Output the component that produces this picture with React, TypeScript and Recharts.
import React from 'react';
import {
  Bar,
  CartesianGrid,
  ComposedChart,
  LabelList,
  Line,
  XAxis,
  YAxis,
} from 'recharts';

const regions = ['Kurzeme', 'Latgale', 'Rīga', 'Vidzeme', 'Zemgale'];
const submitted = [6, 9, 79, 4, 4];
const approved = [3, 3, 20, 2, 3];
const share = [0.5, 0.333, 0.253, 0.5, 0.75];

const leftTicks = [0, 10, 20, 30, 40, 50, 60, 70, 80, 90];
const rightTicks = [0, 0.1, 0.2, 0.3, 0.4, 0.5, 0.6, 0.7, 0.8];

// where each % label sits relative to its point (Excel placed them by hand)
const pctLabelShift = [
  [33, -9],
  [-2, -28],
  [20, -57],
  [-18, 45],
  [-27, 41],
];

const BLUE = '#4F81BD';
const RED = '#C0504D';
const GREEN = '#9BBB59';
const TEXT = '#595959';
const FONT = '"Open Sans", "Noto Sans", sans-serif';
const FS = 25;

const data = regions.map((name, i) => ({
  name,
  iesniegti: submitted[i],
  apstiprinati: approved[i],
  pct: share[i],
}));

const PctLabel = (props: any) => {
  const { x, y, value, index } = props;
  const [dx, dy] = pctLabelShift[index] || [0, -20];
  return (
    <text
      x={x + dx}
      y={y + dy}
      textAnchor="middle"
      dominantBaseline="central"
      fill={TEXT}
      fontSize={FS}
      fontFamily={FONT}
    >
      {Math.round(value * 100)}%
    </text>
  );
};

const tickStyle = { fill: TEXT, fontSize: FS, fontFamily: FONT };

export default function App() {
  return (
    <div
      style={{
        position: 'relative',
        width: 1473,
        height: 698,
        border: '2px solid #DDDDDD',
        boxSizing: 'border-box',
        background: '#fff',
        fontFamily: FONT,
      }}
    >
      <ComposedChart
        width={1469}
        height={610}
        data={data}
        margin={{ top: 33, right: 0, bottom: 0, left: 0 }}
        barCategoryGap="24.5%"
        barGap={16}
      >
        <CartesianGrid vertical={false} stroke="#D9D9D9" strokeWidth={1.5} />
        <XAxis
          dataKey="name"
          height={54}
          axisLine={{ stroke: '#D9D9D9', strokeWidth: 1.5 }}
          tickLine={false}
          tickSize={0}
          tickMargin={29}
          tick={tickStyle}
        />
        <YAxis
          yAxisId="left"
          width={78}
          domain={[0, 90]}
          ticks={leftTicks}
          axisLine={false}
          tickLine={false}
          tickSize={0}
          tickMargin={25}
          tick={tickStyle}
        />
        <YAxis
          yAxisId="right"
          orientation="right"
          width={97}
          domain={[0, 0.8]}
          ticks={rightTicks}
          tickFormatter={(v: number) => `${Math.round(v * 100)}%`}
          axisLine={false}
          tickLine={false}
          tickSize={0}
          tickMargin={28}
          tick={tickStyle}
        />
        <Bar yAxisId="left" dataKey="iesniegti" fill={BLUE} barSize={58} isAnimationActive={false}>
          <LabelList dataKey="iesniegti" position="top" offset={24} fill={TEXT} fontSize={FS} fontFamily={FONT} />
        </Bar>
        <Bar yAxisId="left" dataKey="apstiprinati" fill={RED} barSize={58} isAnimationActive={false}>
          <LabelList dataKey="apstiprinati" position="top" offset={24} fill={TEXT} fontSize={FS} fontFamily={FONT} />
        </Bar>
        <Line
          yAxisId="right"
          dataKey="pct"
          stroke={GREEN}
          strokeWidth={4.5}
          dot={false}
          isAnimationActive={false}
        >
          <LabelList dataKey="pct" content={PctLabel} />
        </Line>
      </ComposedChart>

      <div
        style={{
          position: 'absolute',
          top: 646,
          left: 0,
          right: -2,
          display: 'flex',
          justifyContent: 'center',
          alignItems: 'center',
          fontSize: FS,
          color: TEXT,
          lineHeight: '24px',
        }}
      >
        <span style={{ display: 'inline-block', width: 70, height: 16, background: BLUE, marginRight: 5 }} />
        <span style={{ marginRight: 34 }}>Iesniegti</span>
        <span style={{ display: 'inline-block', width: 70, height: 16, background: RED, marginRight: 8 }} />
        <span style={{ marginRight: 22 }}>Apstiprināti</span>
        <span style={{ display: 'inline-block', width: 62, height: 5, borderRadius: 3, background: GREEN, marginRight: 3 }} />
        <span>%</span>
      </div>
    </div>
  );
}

...

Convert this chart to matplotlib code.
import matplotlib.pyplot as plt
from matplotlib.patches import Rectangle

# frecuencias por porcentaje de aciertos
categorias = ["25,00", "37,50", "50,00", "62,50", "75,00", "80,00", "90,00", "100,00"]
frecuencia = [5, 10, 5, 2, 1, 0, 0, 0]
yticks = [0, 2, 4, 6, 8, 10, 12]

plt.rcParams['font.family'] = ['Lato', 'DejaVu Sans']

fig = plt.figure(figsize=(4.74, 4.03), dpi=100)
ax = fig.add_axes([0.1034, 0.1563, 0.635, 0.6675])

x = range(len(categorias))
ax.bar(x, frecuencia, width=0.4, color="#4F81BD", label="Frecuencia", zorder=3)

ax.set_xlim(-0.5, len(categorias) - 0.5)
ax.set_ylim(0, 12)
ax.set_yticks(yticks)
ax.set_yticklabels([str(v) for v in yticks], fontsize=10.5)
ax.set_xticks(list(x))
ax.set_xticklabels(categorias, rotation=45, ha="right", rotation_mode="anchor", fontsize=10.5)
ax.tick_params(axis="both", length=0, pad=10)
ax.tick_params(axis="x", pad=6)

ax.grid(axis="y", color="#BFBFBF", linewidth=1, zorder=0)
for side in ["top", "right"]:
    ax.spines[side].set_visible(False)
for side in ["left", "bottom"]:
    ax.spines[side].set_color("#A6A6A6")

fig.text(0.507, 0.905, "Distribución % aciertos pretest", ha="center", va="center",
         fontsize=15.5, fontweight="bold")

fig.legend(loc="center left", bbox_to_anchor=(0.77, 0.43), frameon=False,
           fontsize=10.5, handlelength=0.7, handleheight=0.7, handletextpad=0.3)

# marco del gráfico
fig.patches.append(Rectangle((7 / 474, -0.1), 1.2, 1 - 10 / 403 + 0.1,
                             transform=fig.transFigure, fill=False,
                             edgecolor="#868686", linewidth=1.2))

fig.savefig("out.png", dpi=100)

---

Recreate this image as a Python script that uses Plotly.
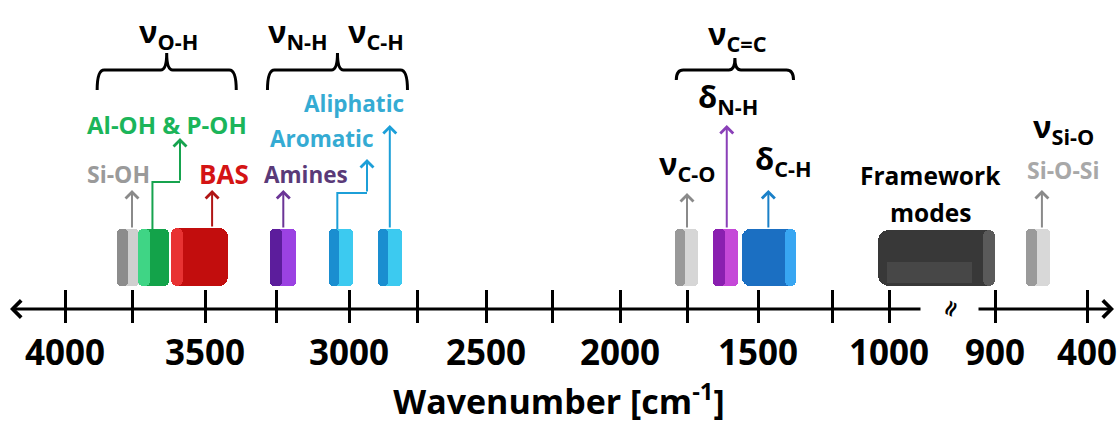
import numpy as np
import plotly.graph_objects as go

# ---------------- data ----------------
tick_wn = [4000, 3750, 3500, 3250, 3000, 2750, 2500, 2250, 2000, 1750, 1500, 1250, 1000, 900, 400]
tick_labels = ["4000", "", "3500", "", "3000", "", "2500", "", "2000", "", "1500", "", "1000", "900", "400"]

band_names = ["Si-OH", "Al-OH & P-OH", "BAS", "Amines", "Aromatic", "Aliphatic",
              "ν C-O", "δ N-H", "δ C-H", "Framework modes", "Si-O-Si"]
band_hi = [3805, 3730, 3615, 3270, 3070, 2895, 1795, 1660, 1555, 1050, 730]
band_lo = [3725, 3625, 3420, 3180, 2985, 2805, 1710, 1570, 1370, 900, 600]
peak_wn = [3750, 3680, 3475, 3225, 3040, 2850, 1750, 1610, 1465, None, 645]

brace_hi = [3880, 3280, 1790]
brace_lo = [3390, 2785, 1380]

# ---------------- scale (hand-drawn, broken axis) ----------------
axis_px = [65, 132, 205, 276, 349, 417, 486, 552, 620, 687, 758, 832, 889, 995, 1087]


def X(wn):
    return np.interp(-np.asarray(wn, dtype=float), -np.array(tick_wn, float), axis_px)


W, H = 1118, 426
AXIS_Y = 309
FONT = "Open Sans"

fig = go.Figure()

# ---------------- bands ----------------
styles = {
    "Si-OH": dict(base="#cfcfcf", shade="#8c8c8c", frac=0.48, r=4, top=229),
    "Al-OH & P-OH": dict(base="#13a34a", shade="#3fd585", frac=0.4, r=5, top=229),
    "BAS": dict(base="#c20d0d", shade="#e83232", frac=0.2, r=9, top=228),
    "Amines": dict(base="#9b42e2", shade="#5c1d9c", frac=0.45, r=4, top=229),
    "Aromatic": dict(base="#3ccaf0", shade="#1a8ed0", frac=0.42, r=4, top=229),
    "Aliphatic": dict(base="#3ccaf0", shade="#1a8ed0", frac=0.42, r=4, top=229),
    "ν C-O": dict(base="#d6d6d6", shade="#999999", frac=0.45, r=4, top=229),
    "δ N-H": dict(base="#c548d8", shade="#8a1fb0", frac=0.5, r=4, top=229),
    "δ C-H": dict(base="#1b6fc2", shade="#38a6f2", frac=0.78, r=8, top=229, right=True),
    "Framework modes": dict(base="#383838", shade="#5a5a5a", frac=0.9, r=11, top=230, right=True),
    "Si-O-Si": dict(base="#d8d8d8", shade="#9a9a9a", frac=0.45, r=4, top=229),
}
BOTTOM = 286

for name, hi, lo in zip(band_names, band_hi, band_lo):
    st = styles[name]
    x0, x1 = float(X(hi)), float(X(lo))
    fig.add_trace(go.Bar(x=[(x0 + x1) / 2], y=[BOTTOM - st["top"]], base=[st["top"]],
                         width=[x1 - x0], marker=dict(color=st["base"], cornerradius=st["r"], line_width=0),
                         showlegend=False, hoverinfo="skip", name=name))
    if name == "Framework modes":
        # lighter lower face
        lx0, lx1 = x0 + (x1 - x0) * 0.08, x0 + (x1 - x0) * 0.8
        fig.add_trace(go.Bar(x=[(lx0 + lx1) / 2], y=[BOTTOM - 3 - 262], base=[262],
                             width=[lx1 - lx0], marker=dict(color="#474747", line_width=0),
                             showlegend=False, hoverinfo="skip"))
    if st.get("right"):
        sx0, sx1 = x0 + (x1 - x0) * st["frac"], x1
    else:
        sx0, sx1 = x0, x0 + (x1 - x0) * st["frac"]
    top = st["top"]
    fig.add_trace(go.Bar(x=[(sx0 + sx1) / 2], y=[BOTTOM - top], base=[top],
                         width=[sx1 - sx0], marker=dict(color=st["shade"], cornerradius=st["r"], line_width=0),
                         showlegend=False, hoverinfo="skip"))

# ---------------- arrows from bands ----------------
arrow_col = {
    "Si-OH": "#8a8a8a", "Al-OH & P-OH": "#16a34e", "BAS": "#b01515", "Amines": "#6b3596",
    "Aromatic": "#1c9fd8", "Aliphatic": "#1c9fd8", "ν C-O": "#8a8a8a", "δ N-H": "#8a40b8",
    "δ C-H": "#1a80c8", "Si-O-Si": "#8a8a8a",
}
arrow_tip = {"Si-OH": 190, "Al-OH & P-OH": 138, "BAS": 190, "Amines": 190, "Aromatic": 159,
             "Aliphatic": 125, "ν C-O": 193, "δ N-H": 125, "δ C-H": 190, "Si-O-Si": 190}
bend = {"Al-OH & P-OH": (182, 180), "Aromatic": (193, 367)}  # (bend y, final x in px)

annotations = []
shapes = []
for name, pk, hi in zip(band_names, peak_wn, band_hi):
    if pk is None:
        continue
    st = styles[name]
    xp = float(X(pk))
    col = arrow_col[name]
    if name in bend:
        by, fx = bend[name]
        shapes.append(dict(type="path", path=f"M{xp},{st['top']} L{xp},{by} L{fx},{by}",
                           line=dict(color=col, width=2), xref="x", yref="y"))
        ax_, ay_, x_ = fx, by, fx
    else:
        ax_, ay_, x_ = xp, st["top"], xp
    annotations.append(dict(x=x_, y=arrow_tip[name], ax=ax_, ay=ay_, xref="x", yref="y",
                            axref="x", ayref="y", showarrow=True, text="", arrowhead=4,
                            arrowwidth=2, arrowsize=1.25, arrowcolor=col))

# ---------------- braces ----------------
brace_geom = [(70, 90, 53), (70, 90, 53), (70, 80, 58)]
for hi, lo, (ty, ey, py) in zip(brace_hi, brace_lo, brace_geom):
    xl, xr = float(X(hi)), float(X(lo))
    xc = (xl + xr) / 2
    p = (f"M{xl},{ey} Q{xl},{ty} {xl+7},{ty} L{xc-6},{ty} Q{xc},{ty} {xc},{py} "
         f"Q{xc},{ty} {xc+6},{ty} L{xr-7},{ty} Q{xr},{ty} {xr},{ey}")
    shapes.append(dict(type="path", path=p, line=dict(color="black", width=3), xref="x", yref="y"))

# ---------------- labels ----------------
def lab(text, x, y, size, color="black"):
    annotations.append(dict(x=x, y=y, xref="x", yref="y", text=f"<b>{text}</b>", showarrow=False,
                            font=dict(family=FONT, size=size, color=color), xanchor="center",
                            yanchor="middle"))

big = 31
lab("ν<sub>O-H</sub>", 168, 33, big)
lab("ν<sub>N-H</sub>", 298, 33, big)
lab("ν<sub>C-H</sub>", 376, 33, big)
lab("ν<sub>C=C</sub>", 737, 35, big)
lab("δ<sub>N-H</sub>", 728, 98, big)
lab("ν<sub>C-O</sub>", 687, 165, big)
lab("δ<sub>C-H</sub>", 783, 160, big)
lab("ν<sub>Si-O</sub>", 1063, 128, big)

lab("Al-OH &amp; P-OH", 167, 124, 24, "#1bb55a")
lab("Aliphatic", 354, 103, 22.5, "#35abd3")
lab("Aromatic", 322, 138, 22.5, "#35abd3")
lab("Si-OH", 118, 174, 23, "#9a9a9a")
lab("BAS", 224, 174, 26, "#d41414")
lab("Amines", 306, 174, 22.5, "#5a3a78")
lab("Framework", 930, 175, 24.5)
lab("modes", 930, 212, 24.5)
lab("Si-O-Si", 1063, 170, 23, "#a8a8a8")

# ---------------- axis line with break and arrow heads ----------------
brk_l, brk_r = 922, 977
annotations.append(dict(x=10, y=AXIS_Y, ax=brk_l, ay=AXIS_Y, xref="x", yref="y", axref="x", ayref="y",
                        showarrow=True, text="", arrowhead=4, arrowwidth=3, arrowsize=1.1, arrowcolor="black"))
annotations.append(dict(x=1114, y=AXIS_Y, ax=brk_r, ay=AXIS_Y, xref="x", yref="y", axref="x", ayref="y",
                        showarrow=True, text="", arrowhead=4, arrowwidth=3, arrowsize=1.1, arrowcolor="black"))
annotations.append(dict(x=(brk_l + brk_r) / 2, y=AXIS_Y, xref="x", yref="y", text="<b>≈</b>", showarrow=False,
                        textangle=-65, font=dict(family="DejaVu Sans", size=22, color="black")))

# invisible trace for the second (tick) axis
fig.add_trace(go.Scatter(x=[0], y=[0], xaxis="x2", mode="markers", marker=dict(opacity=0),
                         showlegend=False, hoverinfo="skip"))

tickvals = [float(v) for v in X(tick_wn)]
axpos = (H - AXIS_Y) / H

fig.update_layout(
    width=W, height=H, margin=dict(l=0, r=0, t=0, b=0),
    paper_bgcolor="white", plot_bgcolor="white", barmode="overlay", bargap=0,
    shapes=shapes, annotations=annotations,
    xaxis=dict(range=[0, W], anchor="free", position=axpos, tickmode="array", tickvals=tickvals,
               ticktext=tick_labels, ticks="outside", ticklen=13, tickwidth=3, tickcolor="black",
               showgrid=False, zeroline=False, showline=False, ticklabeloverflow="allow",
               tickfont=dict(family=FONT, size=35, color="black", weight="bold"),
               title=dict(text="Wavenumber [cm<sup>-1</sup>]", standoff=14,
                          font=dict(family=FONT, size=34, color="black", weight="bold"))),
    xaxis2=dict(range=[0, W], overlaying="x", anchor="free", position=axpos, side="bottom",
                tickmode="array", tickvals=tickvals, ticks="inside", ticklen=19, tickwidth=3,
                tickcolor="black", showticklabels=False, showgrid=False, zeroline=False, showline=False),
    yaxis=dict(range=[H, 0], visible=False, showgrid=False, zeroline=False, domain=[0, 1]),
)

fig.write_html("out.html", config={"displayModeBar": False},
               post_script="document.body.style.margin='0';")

# THE PROBLEM
Pictures should be left out. Retype only the run of lines from the line containing "Recreate this image" to the line containing "fig = go.Figure()", inclusive.

# RESPONSE TO THIS TASK
Recreate this image as a Python script that uses Plotly.
import numpy as np
import plotly.graph_objects as go

# ---------------- data ----------------
tick_wn = [4000, 3750, 3500, 3250, 3000, 2750, 2500, 2250, 2000, 1750, 1500, 1250, 1000, 900, 400]
tick_labels = ["4000", "", "3500", "", "3000", "", "2500", "", "2000", "", "1500", "", "1000", "900", "400"]

band_names = ["Si-OH", "Al-OH & P-OH", "BAS", "Amines", "Aromatic", "Aliphatic",
              "ν C-O", "δ N-H", "δ C-H", "Framework modes", "Si-O-Si"]
band_hi = [3805, 3730, 3615, 3270, 3070, 2895, 1795, 1660, 1555, 1050, 730]
band_lo = [3725, 3625, 3420, 3180, 2985, 2805, 1710, 1570, 1370, 900, 600]
peak_wn = [3750, 3680, 3475, 3225, 3040, 2850, 1750, 1610, 1465, None, 645]

brace_hi = [3880, 3280, 1790]
brace_lo = [3390, 2785, 1380]

# ---------------- scale (hand-drawn, broken axis) ----------------
axis_px = [65, 132, 205, 276, 349, 417, 486, 552, 620, 687, 758, 832, 889, 995, 1087]


def X(wn):
    return np.interp(-np.asarray(wn, dtype=float), -np.array(tick_wn, float), axis_px)


W, H = 1118, 426
AXIS_Y = 309
FONT = "Open Sans"

fig = go.Figure()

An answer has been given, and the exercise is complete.